The Congressional Budget Office (CBO) released their annual Long-Term Budget Outlook today, and the updated projections—which include the effects of Obamacare—paint a grim picture. If Obamacare really did bend the cost curve down, CBO shows little evidence of it in this report.
In fact, CBO openly admits that “projections understate the severity of the long-term budget problem because they do not incorporate the significant negative effects that accumulating substantial amounts of additional federal debt would have on the economy.”
Here are a few highlights:
- Debt held by the public will reach 62 percent of Gross Domestic Product (GDP) by the end of this year — this is the highest percentage since 1951.
- Under current law, federal spending on major mandatory health care programs will grow from approximately 5 percent of GDP today to about 10 percent in 2035, which includes ALL effects of the Obamacare legislation.
- Although CBO projects the Obamacare to reduce federal budget deficits over the first 10 years, it is expected to increase federal spending in the next 10 years and for most of the next decade. By 2030 CBO admits Obamacare will only “slightly” reduce federal spending for health care.
- Social Security rises from 4.8 percent of GDP today to 6.2 percent in 2035.
- Medicare rises to 7 percent of GDP under a current policy baseline.
- Medicaid, CHIP, and exchange subsides rise from 1.9 percent of GDP today to 3.9 percent in 2035 under current policy.
- Spending on the major mandatory health care programs and Social Security will grow from roughly 10 percent of GDP today to about 16 percent of GDP 25 years from now under current law.

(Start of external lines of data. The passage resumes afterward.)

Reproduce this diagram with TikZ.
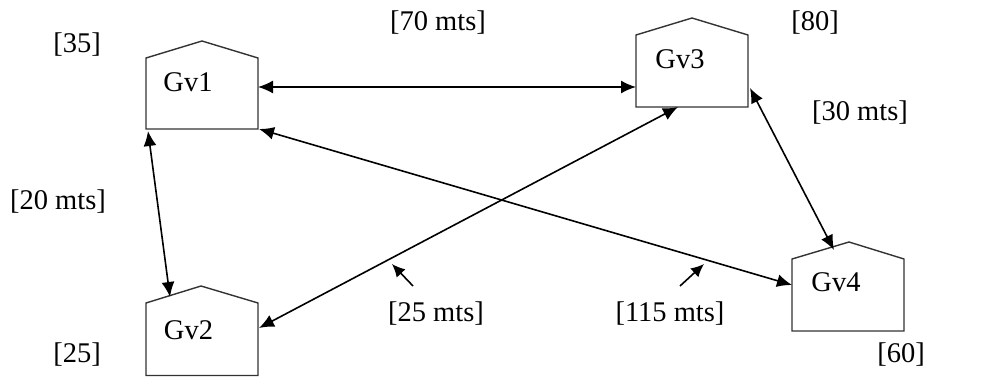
\documentclass[tikz,border=0pt]{standalone}
\usepackage{fontspec}
\setmainfont{Liberation Serif}
\usetikzlibrary{arrows.meta}
\begin{document}
\begin{tikzpicture}[x=1pt,y=-1pt,
  house/.style={draw=black!80,line width=1.4pt,line join=miter},
  lbl/.style={inner sep=0pt,font=\fontsize{28.5}{32}\selectfont},
  conn/.style={line width=1.6pt,{Latex[length=15pt,width=13pt]}-{Latex[length=15pt,width=13pt]}},
  ptr/.style={line width=1.6pt,-{Latex[length=13pt,width=12pt]}}]
\useasboundingbox (0,0) rectangle (994,377);
% houses
\draw[house] (146,129) -- (146,58) -- (202,41) -- (258,58) -- (258,129) -- cycle;
\draw[house] (636,107) -- (636,35) -- (692,18) -- (748,35) -- (748,107) -- cycle;
\draw[house] (792,331) -- (792,259) -- (849,242) -- (904,259) -- (904,331) -- cycle;
\draw[house] (146,375.5) -- (146,303) -- (201,286) -- (258,303) -- (258,375.5) -- cycle;
% house labels
\node[lbl] (g1) at (188,82) {Gv1};
\node[lbl] (g3) at (680,59.5) {Gv3};
\node[lbl] (g4) at (836,282) {Gv4};
\node[lbl] (g2) at (188.5,330) {Gv2};
% connector ends
\coordinate (g1r) at (258,87);
\coordinate (g3l) at (636,87);
\coordinate (g1bl) at (148,131);
\coordinate (g2t) at (170,297);
\coordinate (g1br) at (259,129);
\coordinate (g4l) at (792,285);
\coordinate (g2r) at (259,328);
\coordinate (g3b) at (678,107);
\coordinate (g3r) at (750,88);
\coordinate (g4t) at (834,250);
\coordinate (p25a) at (413,286);
\coordinate (p25b) at (392,264);
\coordinate (p115a) at (680,286);
\coordinate (p115b) at (704,264);
% connectors
\draw[conn] (g1r) -- (g3l);
\draw[conn] (g1bl) -- (g2t);
\draw[conn] (g1br) -- (g4l);
\draw[conn] (g2r) -- (g3b);
\draw[conn] (g3r) -- (g4t);
\draw[ptr] (p25a) -- (p25b);
\draw[ptr] (p115a) -- (p115b);
% labels
\node[lbl] (l35) at (77,45) {[35]};
\node[lbl] (l70) at (438,23) {[70 mts]};
\node[lbl] (l80) at (815,23) {[80]};
\node[lbl] (l30) at (860,113) {[30 mts]};
\node[lbl] (l20) at (58,202) {[20 mts]};
\node[lbl] (l25m) at (436,314) {[25 mts]};
\node[lbl] (l115) at (670,314) {[115 mts]};
\node[lbl] (l25) at (77,355) {[25]};
\node[lbl] (l60) at (901,355) {[60]};
\end{tikzpicture}
\end{document}
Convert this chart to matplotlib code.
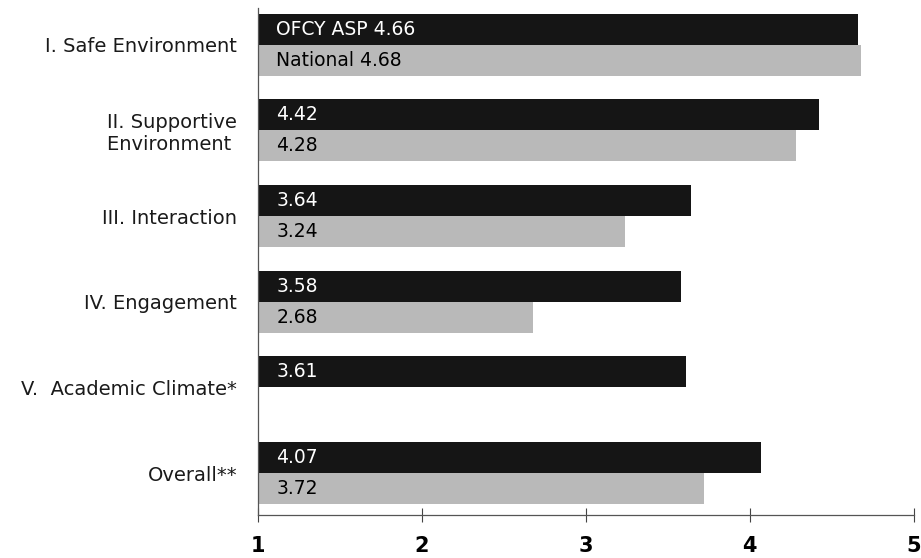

- Under current policy, debt held by the public reaches 87 percent of GDP by 2020. Afterward CBO says, “the growing imbalance between revenues and noninterest spending, combined with spiraling interest payments, would swiftly push debt to unsustainable levels,” reaching 185 percent in 2035.
- The deficit is projected to reach 15.9 percent in 2035 under current policy.
The nation is currently on an unsustainable path, and to avoid economic catastrophe significant reforms must be implemented. This report should alert us all to the magnitude of reductions in federal spending we must make to return the nation to sustainability.